OES: What is your ultimate vision for PJIAE and how do you intend to accomplish it?
RL: I want to ensure that PJIA remains the leading international hub airport in the region. I intend to accomplish that by keeping up with the technological trends, being customer friendly by offering what all consumers expect from an international airport. I want to make sure that the hub islands realize that we are their airport too and do not need to invest in another airport.
We are working on immigration and customs pre-clearance for passengers, a concept that has been embraced by the airlines, and which would enhance the passenger experience, especially for our hub destinations.
Seeing that the airlines are at the core business of the airport, I also intend to aggressively work on attracting new airlines, adding new routes, thus turning the island into a year-round destination. We will focus on the South American market, a rapidly growing market. We will also continue to speak to the airlines to increase their routes and frequency of flights, especially seeing that the cost of fuel has decreased.
OES: How do you see PJIAE within the context of the economic development of St. Maarten?
RL: Without PJIAE, one can safely say there is no tourism and tourism is our economic mainstay. Over 1,300 people make up the airport community, making the economic impact of PJIAE, from the point of view of employment, really significant. Not only do we provide transportation, we have a major impact on the economic sustainability not only of St. Maarten but of St. Martin, Anguilla and other islands as well. Passenger movement at PJIA in 2010 stood at over 1.6 million people. The average over the last three years is in this ballpark. In future, PJIA sees itself expanding into an airport city that would offer several other services, including a possible airport hotel. The airport is the major gateway to the island, as well as to other neighboring destinations. It therefore has a pivotal role in the development of our economies.
OES: What challenges do you think could obstruct the achievement of your goals?

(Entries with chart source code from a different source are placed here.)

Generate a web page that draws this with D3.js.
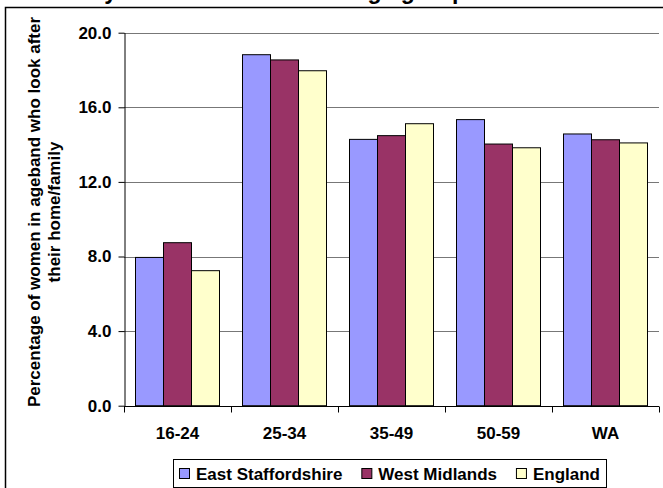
<!DOCTYPE html>
<html>
<head>
<meta charset="utf-8">
<script src="https://cdn.jsdelivr.net/npm/d3@7"></script>
<style>
  html, body { margin: 0; padding: 0; background: #fff; }
  svg { display: block; font-family: Arial, "Liberation Sans", sans-serif; }
</style>
</head>
<body>
<svg id="chart" width="663" height="488"></svg>
<script>
const title = "Women who look after their home/family in East Staffordshire age group";
const categories = ["16-24", "25-34", "35-49", "50-59", "WA"];
const seriesNames = ["East Staffordshire", "West Midlands", "England"];
const eastStaffordshire = [7.95, 18.82, 14.28, 15.34, 14.57];
const westMidlands = [8.74, 18.54, 14.48, 14.03, 14.26];
const england = [7.24, 17.96, 15.12, 13.83, 14.09];
const yTicks = [0, 4, 8, 12, 16, 20];
const yLabelLines = ["Percentage of women in ageband who look after", "their home/family"];
const colors = ["#9999FF", "#993366", "#FFFFCC"];

const seriesValues = [eastStaffordshire, westMidlands, england];
const svg = d3.select("#chart");
const FS = 17;

// outer chart frame (extends past the window on the right and bottom)
svg.append("rect").attr("x", 5.5).attr("y", 7.5).attr("width", 720).attr("height", 520)
  .attr("fill", "#fff").attr("stroke", "#000").attr("stroke-width", 1.5);

// title (only its lowest edge shows above the frame, as in the reference)
svg.append("text").attr("x", 466).attr("y", -1).attr("text-anchor", "end")
  .attr("font-size", 23).attr("font-weight", "bold").text(title);

const plot = { left: 124, right: 659, top: 32.7, bottom: 405.7 };
const x0 = d3.scaleBand().domain(categories).range([plot.left, plot.right]).paddingInner(0).paddingOuter(0);
const x1 = d3.scaleBand().domain(seriesNames).range([11.5, x0.bandwidth() - 11.5]).padding(0);
const y = d3.scaleLinear().domain([0, 20]).range([plot.bottom, plot.top]);

// gridlines
svg.append("g").selectAll("line").data(yTicks.filter(d => d > 0)).join("line")
  .attr("x1", plot.left).attr("x2", plot.right)
  .attr("y1", d => Math.round(y(d)) + 0.5).attr("y2", d => Math.round(y(d)) + 0.5)
  .attr("stroke", "#777").attr("stroke-width", 1);

// bars
const groups = svg.append("g").selectAll("g").data(categories).join("g")
  .attr("transform", c => `translate(${x0(c)},0)`);
groups.selectAll("rect").data((c, i) => seriesNames.map((s, j) => ({ s, j, v: seriesValues[j][i] })))
  .join("rect")
  .attr("x", d => x1(d.s))
  .attr("y", d => y(d.v))
  .attr("width", x1.bandwidth())
  .attr("height", d => y(0) - y(d.v))
  .attr("fill", d => colors[d.j])
  .attr("stroke", "#000").attr("stroke-width", 1);

// y axis
const yAxis = svg.append("g").attr("transform", `translate(${plot.left + 0.5},0)`)
  .call(d3.axisLeft(y).tickValues(yTicks).tickFormat(d3.format(".1f")).tickSize(6).tickSizeOuter(0).tickPadding(7));
yAxis.select(".domain").attr("stroke", "#000");
yAxis.selectAll(".tick line").attr("stroke", "#000");
yAxis.selectAll("text").attr("font-size", FS).attr("font-weight", "bold").attr("fill", "#000")
  .attr("font-family", "Arial, 'Liberation Sans', sans-serif");

// x axis
const xAxis = svg.append("g").attr("transform", `translate(0,${Math.round(plot.bottom) + 0.5})`);
xAxis.append("line").attr("x1", plot.left).attr("x2", plot.right).attr("stroke", "#000");
const boundaries = categories.map(c => x0(c)).concat([x0(categories[categories.length - 1]) + x0.bandwidth()]);
xAxis.selectAll("line.tk").data(boundaries).join("line").attr("class", "tk")
  .attr("x1", d => Math.round(d) + 0.5).attr("x2", d => Math.round(d) + 0.5)
  .attr("y1", 0).attr("y2", 6).attr("stroke", "#000");
xAxis.selectAll("text").data(categories).join("text")
  .attr("x", c => x0(c) + x0.bandwidth() / 2).attr("y", 32)
  .attr("text-anchor", "middle").attr("font-size", FS).attr("font-weight", "bold").text(c => c);

// y axis label
const yl = svg.append("text").attr("transform", "translate(40,212) rotate(-90)")
  .attr("text-anchor", "middle").attr("font-size", FS).attr("font-weight", "bold");
yl.selectAll("tspan").data(yLabelLines).join("tspan")
  .attr("x", 0).attr("dy", (d, i) => i === 0 ? 0 : 20).text(d => d);

// legend
const legend = { x: 173, y: 459.5, w: 433, h: 28 };
svg.append("rect").attr("x", legend.x + 0.5).attr("y", legend.y).attr("width", legend.w).attr("height", legend.h)
  .attr("fill", "#fff").attr("stroke", "#000").attr("stroke-width", 1);
const lg = svg.append("g");
const items = seriesNames.map((s, j) => {
  const sw = lg.append("rect").attr("y", legend.y + 9).attr("width", 10).attr("height", 10)
    .attr("fill", colors[j]).attr("stroke", "#000").attr("stroke-width", 1);
  const t = lg.append("text").attr("y", legend.y + 20)
    .attr("font-size", FS).attr("font-weight", "bold").text(s);
  return { sw, t, w: t.node().getComputedTextLength() };
});
const startX = legend.x + 6, endX = legend.x + legend.w - 6, swGap = 7;
const natural = items.reduce((a, it) => a + 10 + swGap + it.w, 0);
const gap = Math.max(4, (endX - startX - natural) / (items.length - 1));
let cx = startX;
items.forEach(it => {
  it.sw.attr("x", cx + 0.5);
  it.t.attr("x", cx + 10 + swGap);
  cx += 10 + swGap + it.w + gap;
});
</script>
</body>
</html>
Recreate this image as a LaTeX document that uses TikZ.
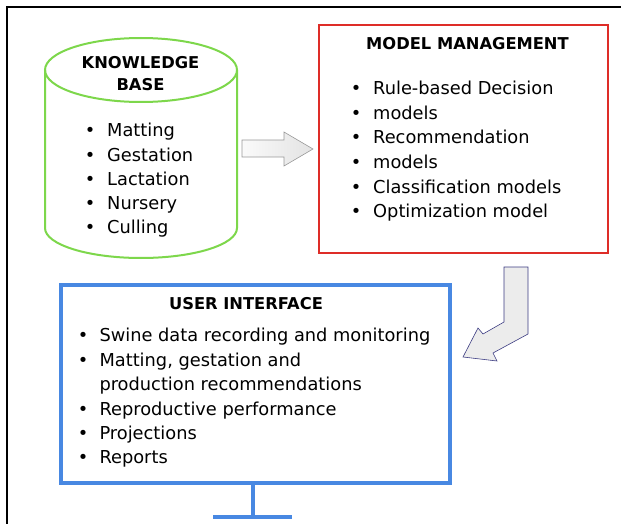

RL: That is an interesting question. The aviation industry is very susceptible to the effects of natural disasters such as hurricanes, volcanic ash, etc. It is also easily affected by financial crises (oil prices) and other man-made disasters like 9-11 terrorist attacks on the US. All of these pose serious challenges as our recent history has shown. But then again, St. Maarten has always shown remarkable resilience in dealing with such challenges.